Os pássaros do Brasil, que para
os mais antigos são uma saudade
dolorida, podem ser vistos também como uma espécie de recurso
econômico. Pode-se argumentar:
"Por que botar dinheiro para salvar os pássaros se há tanta gente
morrendo de fome?"
Acontece que essas duas coisas
estão, até certo ponto, entrelaçadas, pois as causas que os matam
também estão matando a terra e
as nascentes dos rios.
Existe uma outra questão que
precisa ser respondida. Um programa nacional de proteção aos
pássaros não poderia ser financiado pelo Brasil. Os pássaros
voam de um lugar para o outro e
nem todos vivem apenas no nosso
território. Um programa desse tipo estaria atacando um problema planetário e mereceria financiamento internacional.
Se pelo menos fizéssemos um
programa amplo, teríamos condições de trabalhá-lo nos países do
Norte, no quadro de nossa política externa. Falar de pássaros entre diplomatas? Sim, é o que estou
propondo.
A política externa do Brasil, cujo fundamento é a luta pela paz,
poderia ter um outro pilar, baseado não em nossas características
culturais, mas em nosso potencial
biológico.
Há um imenso boqueirão que
pode ser trilhado. Os Estados Unidos declinam esse papel, como demonstraram ao se negarem a ratificar o Protocolo de Kyoto.

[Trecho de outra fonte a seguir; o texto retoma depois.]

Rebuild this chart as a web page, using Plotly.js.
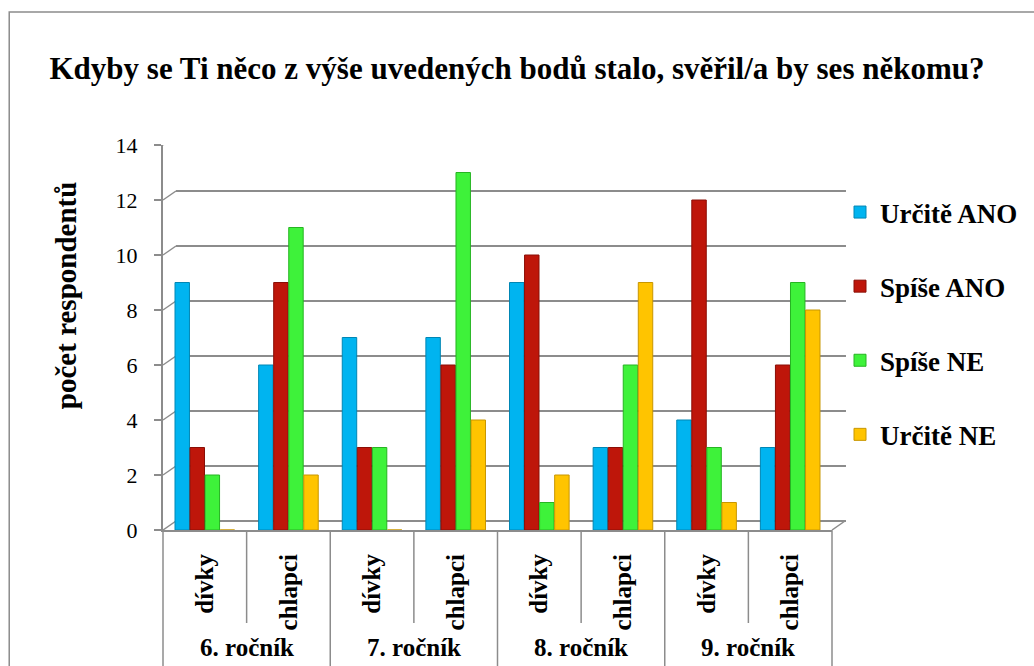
<!DOCTYPE html>
<html>
<head>
<meta charset="utf-8">
<script src="https://cdn.plot.ly/plotly-3.0.1.min.js"></script>
<style>html,body{margin:0;padding:0;background:#fff;}#chart{width:1034px;height:666px;}</style>
</head>
<body>
<div id="chart"></div>
<script>
// ---- data ----
const grades = ['6. ročník', '7. ročník', '8. ročník', '9. ročník'];
const genders = ['dívky', 'chlapci'];
const seriesNames = ['Určitě ANO', 'Spíše ANO', 'Spíše NE', 'Určitě NE'];
const urciteAno = [9, 6, 7, 7, 9, 3, 4, 3];
const spiseAno  = [3, 9, 3, 6, 10, 3, 12, 6];
const spiseNe   = [2, 11, 3, 13, 1, 6, 3, 9];
const urciteNe  = [0, 2, 0, 4, 2, 9, 1, 8];
const titleText = 'Kdyby se Ti něco z výše uvedených bodů stalo, svěřil/a by ses někomu?';
const yTitleText = 'počet respondentů';

// ---- styling ----
const colors = ['#00B4F0', '#BE160A', '#3EF23A', '#FFC400'];
const edges  = ['#0086B4', '#8A0E06', '#26B422', '#C89600'];
const serif = '"Liberation Serif", "Times New Roman", serif';
const grid = '#8c8c8c';
const Y_MAX = 14, Y_STEP = 2;

const keys = [], innerLabels = [];
grades.forEach(g => genders.forEach(s => { keys.push(g + '|' + s); innerLabels.push(s); }));

const allVals = [urciteAno, spiseAno, spiseNe, urciteNe];
const traces = allVals.map((v, i) => ({
  type: 'bar',
  name: seriesNames[i],
  legendgroup: 'g' + i,
  x: keys,
  y: v,
  marker: {color: colors[i], line: {color: edges[i], width: 1}},
  hoverinfo: 'y+name'
}));

// pixel -> paper helpers (plot area 163..833 x, 145..530 y)
const L = 163, R = 833, T = 145, B = 530;
const px = X => (X - L) / (R - L);
const py = Y => (B - Y) / (B - T);
const DX = 13, DY = 9; // 3D depth offset of back wall

const shapes = [
  {type: 'rect', xref: 'paper', yref: 'paper', x0: px(9), x1: px(1040), y0: py(700), y1: py(12),
   line: {color: '#8c8c8c', width: 1.5}, fillcolor: 'rgba(0,0,0,0)', layer: 'below'}
];
// back-wall gridlines with side-wall connectors
for (let v = 0; v <= Y_MAX; v += Y_STEP) {
  shapes.push({type: 'line', xref: 'paper', yref: 'y', ysizemode: 'pixel', yanchor: v,
    x0: px(L + DX), x1: px(847), y0: DY, y1: DY, line: {color: grid, width: 2}, layer: 'below'});
  shapes.push({type: 'line', xref: 'paper', yref: 'y', ysizemode: 'pixel', yanchor: v,
    x0: 0, x1: px(L + DX), y0: 0, y1: DY, line: {color: grid, width: 1.5}, layer: 'below'});
}
// floor right edge
shapes.push({type: 'line', xref: 'paper', yref: 'y', ysizemode: 'pixel', yanchor: 0,
  x0: 1, x1: px(R + DX), y0: 0, y1: DY, line: {color: grid, width: 1.5}});
// category table dividers
const nCat = keys.length;
for (let i = 0; i <= nCat; i++) {
  const isGroup = i % genders.length === 0;
  shapes.push({type: 'line', xref: 'paper', yref: 'paper', x0: i / nCat, x1: i / nCat,
    y0: 0, y1: isGroup ? py(700) : py(623), line: {color: grid, width: 1.5}});
}

const annotations = [{text: '<b>' + yTitleText + '</b>', xref: 'paper', yref: 'paper',
  x: px(66), y: py(296), xanchor: 'center', yanchor: 'middle', textangle: -90, showarrow: false,
  font: {family: serif, size: 29, color: '#000'}}];
grades.forEach((g, i) => annotations.push({
  text: '<b>' + g + '</b>', xref: 'paper', yref: 'paper',
  x: (i + 0.5) / grades.length, y: py(647), xanchor: 'center', yanchor: 'middle', showarrow: false,
  font: {family: serif, size: 25, color: '#000'}
}));

const layout = {
  width: 1034, height: 666,
  margin: {l: L, r: 1034 - R, t: T, b: 666 - B},
  paper_bgcolor: '#fff', plot_bgcolor: 'rgba(0,0,0,0)',
  font: {family: serif, color: '#000'},
  title: {text: '<b>' + titleText + '</b>', xref: 'container', x: 0.5, xanchor: 'center',
          yref: 'container', y: 1 - 68 / 666, yanchor: 'middle',
          font: {family: serif, size: 31, color: '#000'}},
  barmode: 'group', bargap: 0.28, bargroupgap: 0.04,
  xaxis: {type: 'category', tickmode: 'array', tickvals: keys, ticktext: innerLabels.map(s => '<b>' + s + '</b>'),
          tickangle: -90, showline: true, linecolor: grid, linewidth: 2, ticks: '', ticklabelstandoff: 12,
          tickfont: {family: serif, size: 25, color: '#000'}, fixedrange: true},
  yaxis: {range: [0, Y_MAX], dtick: Y_STEP, showline: true, linecolor: grid, linewidth: 2,
          ticks: 'outside', ticklen: 7, tickcolor: grid, tickwidth: 2, ticklabelstandoff: 12,
          showgrid: false, zeroline: false,
          tickfont: {family: serif, size: 22, color: '#000'}, fixedrange: true},
  legend: {x: px(840), xanchor: 'left', y: py(188), yanchor: 'top', tracegroupgap: 36,
           font: {family: serif, size: 27, color: '#000', weight: 'bold'}, bgcolor: 'rgba(0,0,0,0)'},
  annotations: annotations,
  shapes: shapes,
  showlegend: true
};

Plotly.newPlot('chart', traces, layout, {displayModeBar: false, staticPlot: true});
</script>
</body>
</html>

Esta semana, o Brasil dará o
primeiro passo para a ratificação.
Iremos à África do Sul com algum
dever de casa para apresentar na
Rio + 10, a conferência que dará o
balanço do grande debate travado aqui em 1992.
Não basta cumprir o dever de
casa e ficar no pelotão do meio.
Da posição extremamente defensiva que tínhamos na chamada
Nova República, poderemos buscar uma nova atitude, assumindo
a responsabilidade de um detentor de recursos vitais para a humanidade, plantas, microrganismos, água doce.

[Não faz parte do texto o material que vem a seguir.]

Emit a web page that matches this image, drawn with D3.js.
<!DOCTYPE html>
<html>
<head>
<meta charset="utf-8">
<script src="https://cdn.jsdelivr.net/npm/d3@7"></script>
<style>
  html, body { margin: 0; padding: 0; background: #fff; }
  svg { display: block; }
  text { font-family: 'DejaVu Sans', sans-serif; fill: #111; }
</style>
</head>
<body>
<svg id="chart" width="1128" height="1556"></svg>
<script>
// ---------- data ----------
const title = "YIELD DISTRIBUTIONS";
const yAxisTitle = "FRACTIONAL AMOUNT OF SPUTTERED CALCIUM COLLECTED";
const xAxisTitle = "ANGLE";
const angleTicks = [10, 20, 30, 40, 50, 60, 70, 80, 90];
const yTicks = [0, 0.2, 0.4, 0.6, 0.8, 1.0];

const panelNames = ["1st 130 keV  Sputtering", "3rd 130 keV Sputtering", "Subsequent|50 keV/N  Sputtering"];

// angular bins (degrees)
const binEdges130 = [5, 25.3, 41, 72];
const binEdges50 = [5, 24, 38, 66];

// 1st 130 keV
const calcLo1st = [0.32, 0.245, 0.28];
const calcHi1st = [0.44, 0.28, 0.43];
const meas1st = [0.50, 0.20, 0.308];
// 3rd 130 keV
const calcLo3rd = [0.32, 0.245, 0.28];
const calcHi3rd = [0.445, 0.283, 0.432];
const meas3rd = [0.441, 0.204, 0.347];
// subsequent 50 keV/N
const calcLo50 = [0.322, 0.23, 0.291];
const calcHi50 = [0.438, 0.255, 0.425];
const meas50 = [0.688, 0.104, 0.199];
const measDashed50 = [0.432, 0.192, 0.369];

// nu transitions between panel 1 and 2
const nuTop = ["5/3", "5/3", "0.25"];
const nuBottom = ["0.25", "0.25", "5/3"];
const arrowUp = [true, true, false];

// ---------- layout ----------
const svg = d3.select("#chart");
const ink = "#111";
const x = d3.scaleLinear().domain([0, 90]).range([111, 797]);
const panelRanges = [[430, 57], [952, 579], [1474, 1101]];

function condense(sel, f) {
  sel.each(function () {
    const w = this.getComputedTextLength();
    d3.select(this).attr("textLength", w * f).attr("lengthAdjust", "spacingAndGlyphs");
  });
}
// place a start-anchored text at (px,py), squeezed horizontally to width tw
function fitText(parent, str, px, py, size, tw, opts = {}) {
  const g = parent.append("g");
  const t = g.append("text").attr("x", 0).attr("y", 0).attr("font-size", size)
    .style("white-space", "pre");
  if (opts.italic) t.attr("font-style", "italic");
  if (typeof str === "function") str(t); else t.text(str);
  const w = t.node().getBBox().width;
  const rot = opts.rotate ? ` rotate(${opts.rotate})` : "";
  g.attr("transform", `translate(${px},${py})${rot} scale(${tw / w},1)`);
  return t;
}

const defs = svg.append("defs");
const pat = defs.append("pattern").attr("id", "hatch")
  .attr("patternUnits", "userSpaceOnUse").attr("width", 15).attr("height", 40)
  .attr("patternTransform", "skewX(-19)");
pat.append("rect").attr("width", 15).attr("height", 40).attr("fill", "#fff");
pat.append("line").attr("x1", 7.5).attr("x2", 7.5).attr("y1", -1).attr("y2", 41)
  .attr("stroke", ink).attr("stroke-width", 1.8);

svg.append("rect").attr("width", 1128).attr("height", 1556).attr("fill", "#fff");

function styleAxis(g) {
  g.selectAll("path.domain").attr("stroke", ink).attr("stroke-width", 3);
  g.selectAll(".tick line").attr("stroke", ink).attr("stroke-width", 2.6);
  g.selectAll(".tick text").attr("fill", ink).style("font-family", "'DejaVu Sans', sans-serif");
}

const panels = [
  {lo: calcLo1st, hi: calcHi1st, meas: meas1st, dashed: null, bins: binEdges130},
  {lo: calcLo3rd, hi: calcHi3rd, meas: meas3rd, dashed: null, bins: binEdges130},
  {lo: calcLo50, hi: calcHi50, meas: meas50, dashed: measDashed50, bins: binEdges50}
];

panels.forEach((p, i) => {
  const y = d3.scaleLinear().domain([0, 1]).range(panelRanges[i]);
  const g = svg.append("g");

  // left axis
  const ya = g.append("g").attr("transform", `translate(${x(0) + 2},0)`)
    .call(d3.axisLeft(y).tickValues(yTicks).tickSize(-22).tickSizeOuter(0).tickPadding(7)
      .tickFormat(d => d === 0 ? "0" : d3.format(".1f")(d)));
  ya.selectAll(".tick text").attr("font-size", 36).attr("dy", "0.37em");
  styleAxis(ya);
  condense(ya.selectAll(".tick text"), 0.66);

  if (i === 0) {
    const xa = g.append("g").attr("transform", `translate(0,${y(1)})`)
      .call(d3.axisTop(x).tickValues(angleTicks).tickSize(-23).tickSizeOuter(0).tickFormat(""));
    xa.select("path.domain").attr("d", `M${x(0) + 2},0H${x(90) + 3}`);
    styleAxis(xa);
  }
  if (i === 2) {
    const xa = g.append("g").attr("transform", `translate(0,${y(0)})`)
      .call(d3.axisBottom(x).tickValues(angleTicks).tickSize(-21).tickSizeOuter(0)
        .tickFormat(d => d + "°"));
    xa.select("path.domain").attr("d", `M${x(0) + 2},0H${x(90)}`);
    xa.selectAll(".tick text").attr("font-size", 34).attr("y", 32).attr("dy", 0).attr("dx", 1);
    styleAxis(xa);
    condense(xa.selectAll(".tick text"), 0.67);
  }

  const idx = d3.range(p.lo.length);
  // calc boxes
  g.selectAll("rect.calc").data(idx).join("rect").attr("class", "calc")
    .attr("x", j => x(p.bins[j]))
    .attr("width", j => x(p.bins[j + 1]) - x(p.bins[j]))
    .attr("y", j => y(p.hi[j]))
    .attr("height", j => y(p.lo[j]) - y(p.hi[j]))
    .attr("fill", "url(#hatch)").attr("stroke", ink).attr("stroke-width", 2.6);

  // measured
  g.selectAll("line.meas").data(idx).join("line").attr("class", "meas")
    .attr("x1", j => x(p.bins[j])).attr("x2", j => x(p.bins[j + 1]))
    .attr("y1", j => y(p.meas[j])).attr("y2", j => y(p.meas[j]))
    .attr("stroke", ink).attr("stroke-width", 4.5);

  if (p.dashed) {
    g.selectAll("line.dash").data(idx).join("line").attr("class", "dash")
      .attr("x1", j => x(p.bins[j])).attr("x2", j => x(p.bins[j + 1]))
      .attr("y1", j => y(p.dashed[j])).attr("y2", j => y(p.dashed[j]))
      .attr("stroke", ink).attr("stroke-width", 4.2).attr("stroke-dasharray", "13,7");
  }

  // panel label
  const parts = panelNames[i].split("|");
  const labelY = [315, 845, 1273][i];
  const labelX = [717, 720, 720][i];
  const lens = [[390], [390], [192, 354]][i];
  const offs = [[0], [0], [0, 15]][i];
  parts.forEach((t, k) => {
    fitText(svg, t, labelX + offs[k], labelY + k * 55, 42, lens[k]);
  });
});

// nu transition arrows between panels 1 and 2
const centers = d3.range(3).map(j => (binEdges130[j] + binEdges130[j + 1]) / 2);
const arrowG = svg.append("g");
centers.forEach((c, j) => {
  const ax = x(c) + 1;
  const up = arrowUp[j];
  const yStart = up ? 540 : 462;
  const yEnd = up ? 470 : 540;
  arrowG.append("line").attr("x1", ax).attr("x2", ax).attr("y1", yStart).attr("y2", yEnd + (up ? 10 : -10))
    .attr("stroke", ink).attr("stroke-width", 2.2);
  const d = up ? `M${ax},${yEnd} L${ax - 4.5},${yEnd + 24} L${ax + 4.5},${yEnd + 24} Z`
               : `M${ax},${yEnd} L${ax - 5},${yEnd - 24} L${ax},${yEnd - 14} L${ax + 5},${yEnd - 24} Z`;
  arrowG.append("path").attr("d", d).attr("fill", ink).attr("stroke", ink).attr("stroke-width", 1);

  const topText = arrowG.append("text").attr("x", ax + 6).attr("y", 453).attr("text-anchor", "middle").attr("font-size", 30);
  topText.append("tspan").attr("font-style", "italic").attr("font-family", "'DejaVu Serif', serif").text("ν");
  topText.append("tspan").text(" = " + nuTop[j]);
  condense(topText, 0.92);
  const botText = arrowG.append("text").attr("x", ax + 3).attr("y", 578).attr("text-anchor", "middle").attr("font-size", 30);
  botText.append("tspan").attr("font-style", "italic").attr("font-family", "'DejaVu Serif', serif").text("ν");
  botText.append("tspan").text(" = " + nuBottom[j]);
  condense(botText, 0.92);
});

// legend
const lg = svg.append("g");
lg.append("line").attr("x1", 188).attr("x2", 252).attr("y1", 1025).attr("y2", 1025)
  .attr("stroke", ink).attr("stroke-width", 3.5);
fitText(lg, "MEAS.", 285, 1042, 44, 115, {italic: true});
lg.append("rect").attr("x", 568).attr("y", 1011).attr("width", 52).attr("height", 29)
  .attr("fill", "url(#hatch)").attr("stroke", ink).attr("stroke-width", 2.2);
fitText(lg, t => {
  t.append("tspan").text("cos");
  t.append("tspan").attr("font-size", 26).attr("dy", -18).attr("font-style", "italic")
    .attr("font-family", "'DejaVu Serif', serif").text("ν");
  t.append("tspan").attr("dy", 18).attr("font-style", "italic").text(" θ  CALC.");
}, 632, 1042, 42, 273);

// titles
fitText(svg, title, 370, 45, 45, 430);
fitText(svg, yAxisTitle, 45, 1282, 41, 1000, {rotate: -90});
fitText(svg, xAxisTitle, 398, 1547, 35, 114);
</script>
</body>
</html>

Nossas condições ambientais
não são as melhores. No entanto
poderíamos demonstrar uma
vontade de atenuá-las no que depender de nosso esforço interno.
Com isso ficaríamos menos vulneráveis no papel de uma vanguarda necessária para articular
ações internacionais voltadas para o ambiente.
Vamos ficar um pouco por aqui.
O lançamento do Sivam nos próximos meses vai nos dotar de um
sistema de vigilância eletrônica
da Amazônia capaz de reunir milhares de dados, usando satélites,
radares, aviões, supercomputadores.
O que vamos fazer com isso,
além de proteger a Amazônia,
fundamentar políticas públicas,
localizar os recursos naturais?
Vejo nele um poderoso instrumento de política externa. Poderemos unir os vizinhos amazônicos numa rede de informações,
socializando com eles os dados e
realizando tarefas para levantar
também a riqueza dos outros.
Trabalhando diariamente com
os pepinos ambientais, eu não deveria ser nem um pouco otimista.
Mas, quando vejo essa combinação de uma potência em biodiversidade e um aparato de monitoramento ambiental singular no
planeta, pressinto a possibilidade
de ocuparmos um novo papel,
ampliando as qualidades que o
Brasil revela ao mundo -o gosto
pela paz e, em sintonia com ele, o
amor aos pássaros e à mata.
Nesse esboço estratégico, muita
coisa mudaria no Brasil. Nosso
sobrenome mais comum é Silva.
Às vezes temos um pouco de vergonha dele. Talvez porque, para
os esnobes, dê a impressão de que
a pessoa é pobre e sem antepassados nobres. "Silva" quer dizer
"selva". O problema é que a selva
também foi vítima de inúmeros
preconceitos. Agora que a mata
começa a ser reavaliada como um
recurso da humanidade, seria
bastante fácil na nossa auto-representação admitir que somos
um país de Silvas. E termos orgulho disso.
Lembro-me de uma grande
conferência internacional em
Haia, na Holanda. Fomos para lá
fazer pressão. Sarney, na época,
não quis ir, porque tinha medo de
se tornar o vilão do ambiente. As
campanhas do tipo "queime um
brasileiro antes que ele queime a
floresta" eram feitas com raiva no
exterior.
Justiça feita, o próprio Sarney
começou a dar a volta por cima
oferecendo o Brasil como sede da
conferência de 92. Mudamos
muito de lá para cá. É razoável,
portanto, sonhar com novas mudanças na próxima década.